A Winnipeg software company has created a one-of-a-kind, award-winning app to help children learn how to speak.
Tiga Talk was developed with licensed speech and language pathologists to help children who are just beginning to speak learn how to make 23 core phonetic sounds through playful voice-controlled games. The games help to improve speech clarity and articulation, according to one of the app’s chief developers.
It is based on the popular Aboriginal People’s Television Network children’s television series about a wolf pup (played by a hand puppet) who stays with his friends, Jodie and Jason, and their father and grandmother.
"(It’s) a confidence-building app," said Kevin Glasier, of Tactica Interactive, which is located at 248 Princess St.
The game remains positive, never criticizing children for making the "wrong" sound, added the Wolseley resident, who also noted that by encouraging children to make the sounds of driving cars, rockets launching and balloons popping, the interactive game will have kids "SP-ing" and
"CH-ing" in no time at all.
The app is receiving rave reviews from professional language learning specialists.
"As a speech language pathologist this is by far the best speech app out there," says Robin Rudin, a speech and language pathologist from Scottsdale, Ariz., who is quoted on the company’s website.
"I love it because it is like bio feedback.

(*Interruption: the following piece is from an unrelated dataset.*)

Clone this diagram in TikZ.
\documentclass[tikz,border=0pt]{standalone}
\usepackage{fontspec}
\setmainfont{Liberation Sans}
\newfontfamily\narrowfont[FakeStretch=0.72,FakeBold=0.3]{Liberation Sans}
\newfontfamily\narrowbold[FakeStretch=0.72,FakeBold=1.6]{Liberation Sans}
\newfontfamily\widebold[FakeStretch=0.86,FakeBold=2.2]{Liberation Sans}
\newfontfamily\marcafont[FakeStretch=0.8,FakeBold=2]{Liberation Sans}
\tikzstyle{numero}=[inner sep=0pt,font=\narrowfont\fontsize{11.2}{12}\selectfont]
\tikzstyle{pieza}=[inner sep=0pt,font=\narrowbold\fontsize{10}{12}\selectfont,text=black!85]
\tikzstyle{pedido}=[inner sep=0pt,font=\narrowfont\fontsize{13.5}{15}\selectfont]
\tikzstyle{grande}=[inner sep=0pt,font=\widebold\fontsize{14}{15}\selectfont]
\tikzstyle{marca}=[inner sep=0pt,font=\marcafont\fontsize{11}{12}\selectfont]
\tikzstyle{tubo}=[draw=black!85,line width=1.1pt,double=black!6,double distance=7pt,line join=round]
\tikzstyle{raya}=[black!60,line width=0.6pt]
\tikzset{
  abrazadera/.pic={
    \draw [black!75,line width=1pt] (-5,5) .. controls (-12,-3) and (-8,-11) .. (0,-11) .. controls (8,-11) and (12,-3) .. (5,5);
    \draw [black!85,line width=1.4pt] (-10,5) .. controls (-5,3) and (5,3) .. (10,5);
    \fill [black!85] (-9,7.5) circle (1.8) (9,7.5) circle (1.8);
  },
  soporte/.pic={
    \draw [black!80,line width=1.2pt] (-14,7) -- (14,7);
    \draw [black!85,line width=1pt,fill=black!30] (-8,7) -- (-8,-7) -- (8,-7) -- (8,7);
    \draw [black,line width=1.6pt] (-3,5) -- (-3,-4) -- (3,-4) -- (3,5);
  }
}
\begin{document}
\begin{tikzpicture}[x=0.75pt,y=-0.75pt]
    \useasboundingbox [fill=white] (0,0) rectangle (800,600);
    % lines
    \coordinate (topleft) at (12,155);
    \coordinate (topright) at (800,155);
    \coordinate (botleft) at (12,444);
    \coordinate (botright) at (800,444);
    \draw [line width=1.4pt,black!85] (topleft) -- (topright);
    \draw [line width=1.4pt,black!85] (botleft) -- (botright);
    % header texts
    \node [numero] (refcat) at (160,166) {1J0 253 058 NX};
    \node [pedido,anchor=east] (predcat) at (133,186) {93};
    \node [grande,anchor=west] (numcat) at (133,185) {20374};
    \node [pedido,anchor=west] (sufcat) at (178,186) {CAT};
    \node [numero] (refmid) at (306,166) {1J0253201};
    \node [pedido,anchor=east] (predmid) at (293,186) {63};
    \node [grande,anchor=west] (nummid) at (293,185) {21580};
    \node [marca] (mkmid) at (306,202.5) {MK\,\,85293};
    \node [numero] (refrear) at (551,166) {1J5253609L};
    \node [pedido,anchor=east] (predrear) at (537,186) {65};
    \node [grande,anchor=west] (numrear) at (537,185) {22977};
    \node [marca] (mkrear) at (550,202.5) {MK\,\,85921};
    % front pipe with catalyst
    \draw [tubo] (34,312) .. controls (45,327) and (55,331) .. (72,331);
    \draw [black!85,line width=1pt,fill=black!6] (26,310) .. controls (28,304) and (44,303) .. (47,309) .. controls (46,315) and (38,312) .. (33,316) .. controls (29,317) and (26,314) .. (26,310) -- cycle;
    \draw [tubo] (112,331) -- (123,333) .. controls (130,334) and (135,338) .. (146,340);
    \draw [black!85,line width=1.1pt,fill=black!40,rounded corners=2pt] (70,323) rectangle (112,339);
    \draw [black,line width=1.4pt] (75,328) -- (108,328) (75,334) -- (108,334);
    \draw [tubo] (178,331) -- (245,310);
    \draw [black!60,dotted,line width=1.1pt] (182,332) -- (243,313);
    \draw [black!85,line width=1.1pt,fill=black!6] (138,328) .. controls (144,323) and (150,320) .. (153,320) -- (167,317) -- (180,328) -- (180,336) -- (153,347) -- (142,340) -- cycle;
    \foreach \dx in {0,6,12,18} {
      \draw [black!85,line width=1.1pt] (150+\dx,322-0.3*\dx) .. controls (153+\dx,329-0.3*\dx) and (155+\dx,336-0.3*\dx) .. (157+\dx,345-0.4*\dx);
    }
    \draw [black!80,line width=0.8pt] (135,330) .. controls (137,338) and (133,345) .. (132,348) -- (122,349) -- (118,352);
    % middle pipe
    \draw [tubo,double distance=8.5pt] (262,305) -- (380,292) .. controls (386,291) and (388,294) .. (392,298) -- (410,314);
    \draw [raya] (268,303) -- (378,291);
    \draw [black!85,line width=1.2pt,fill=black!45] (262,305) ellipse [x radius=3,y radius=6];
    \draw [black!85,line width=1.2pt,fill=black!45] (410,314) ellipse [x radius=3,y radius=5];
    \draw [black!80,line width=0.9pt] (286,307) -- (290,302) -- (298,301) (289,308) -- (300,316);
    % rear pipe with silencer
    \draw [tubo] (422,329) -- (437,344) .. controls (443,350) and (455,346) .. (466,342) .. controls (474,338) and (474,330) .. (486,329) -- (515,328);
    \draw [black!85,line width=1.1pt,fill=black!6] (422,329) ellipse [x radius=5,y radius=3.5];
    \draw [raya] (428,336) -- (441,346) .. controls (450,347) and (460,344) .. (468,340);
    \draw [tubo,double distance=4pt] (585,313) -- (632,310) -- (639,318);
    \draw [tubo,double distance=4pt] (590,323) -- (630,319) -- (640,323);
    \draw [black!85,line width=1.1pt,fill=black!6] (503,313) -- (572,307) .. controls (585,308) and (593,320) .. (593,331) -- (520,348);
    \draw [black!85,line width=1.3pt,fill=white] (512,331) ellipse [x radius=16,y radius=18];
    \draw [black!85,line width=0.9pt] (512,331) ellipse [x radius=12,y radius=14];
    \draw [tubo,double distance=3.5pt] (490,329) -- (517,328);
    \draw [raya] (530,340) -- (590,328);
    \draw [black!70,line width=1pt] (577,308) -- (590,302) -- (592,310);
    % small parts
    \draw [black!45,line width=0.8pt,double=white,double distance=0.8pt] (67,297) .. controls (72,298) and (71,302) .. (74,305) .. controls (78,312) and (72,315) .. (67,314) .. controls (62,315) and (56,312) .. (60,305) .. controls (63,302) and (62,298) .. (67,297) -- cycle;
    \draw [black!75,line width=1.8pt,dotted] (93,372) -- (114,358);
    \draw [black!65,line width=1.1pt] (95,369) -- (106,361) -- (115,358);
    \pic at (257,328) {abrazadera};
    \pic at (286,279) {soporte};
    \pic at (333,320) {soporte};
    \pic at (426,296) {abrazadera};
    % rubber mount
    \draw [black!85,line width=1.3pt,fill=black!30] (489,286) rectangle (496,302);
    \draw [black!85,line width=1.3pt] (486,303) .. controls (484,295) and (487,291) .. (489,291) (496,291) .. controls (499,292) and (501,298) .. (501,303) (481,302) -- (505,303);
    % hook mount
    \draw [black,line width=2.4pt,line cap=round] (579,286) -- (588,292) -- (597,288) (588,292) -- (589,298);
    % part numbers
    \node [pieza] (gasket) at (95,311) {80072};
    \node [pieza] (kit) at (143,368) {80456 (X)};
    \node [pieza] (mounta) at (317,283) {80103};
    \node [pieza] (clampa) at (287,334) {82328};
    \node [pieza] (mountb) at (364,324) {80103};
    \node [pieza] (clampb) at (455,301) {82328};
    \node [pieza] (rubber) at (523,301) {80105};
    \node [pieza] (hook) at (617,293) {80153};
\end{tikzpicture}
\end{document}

I am using it with some of my school age kids who have significant muscle strength issues including dysarthria (Down syndrome and genetic disorders). They are so motivated to get it right. It is so valuable for the characters to tell them that they aren’t heard. Volume and precise production are issues that this game really addresses. The kids improve significantly in a short time."
Vanessa Loewen, a producer of Tiga Talk, said that APTN partnered with Tactica on this project because it was a great concept for pre-school children to learn about aboriginal culture and language.
"We include words in aboriginal languages and in English in every show," she said. "The show speaks to all children. For me as a producer, there’s nothing more valuable than to have this technological follow through."
Meanwhile, Glasier observes that this current app is a sequel to a previous iPhone app that was also made for Tiga Talk.
"The app is available in Cree, and it’s got a lot of cultural references to First Nations people. It’s also great for parents and speech therapists working with toddlers and children with language delays, as well as any parent looking to give their child a head start in early language development," he said.
Martin Zeilig is a Garden City-based writer.